Ein Rezensent verglich ihn neulich mit Homer Simpson, und tatsächlich erinnern Körperumfang und nölende Stimme an den exemplarischen Antihelden Nordamerikas. Auch die tragische Seite teilen sie. Im Zuge des drittem Albums »I Need A Haircut« kam es 1991 zum Präzedenzfall um den Urheberrechtsschutz von Samples. Wegen eines unbezahlten Samples von Gilbert O’Sullivan musste das Album zurückgezogen werden. Mit Biz’ Rapkarriere ging es bergab. Zwar tauchte er mal als Gastrapper der Rolling Stones oder von Fünf Sterne Deluxe auf, aber sonst existierte er nur noch in Referenzreimen der Beastie Boys.

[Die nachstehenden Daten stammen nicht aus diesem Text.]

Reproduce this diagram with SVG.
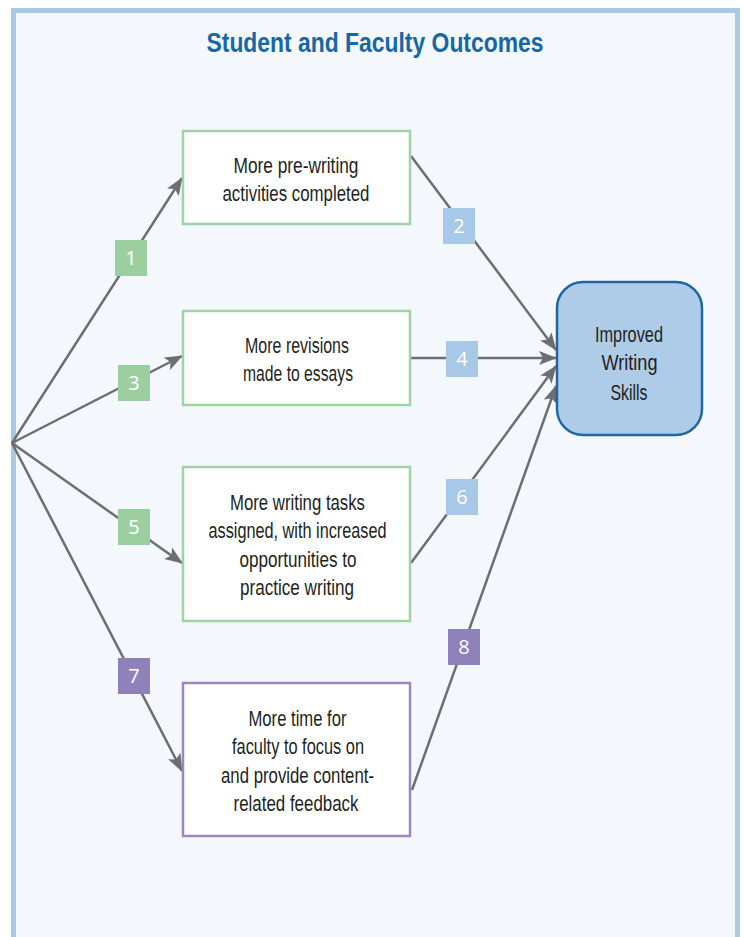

Sein Geld hat er in der Zwischenzeit als DJ der Celebrities verdient. Wo auch immer sich die Crème afroamerikanischer Entertainer zum Feiern trifft, heißt der Mann ihres Vertrauens Biz Markie. So brachte er bereits den Geburtstag von Diana Ross, die Villa von Eddie Murphy oder After-Fight-Partys von Mike Tyson zum Kochen. Auf der Hauptbühne des diesjährigen Splash-Festivals in Chemnitz zog der Hypeman vor 25.000 verdutzten Rucksackkids seine berüchtigte DJ-Show im Sitzen durch – bis die Spätgeborenen lauthals seinen ‘89er-Hit »Just A Friend« mitgröhlten.
Die Chancen stehen gut, dass auch die aktuelle Fortsetzung »Friends« ein Klassiker wird, ist es doch aus drei Urzutaten eines Hits gebacken: einem Sample aus »Lovely Day« von Bill Withers, dem Refrain von Wars »Why Can’t We Be Friends« und dem beiläufigsten Storytelling vom Block: »I saw this girl from around the way...« Der Biz halt.

Info
Biz Markie, »Weekend Warrior« ist bereits bei Groove Attack erschienen.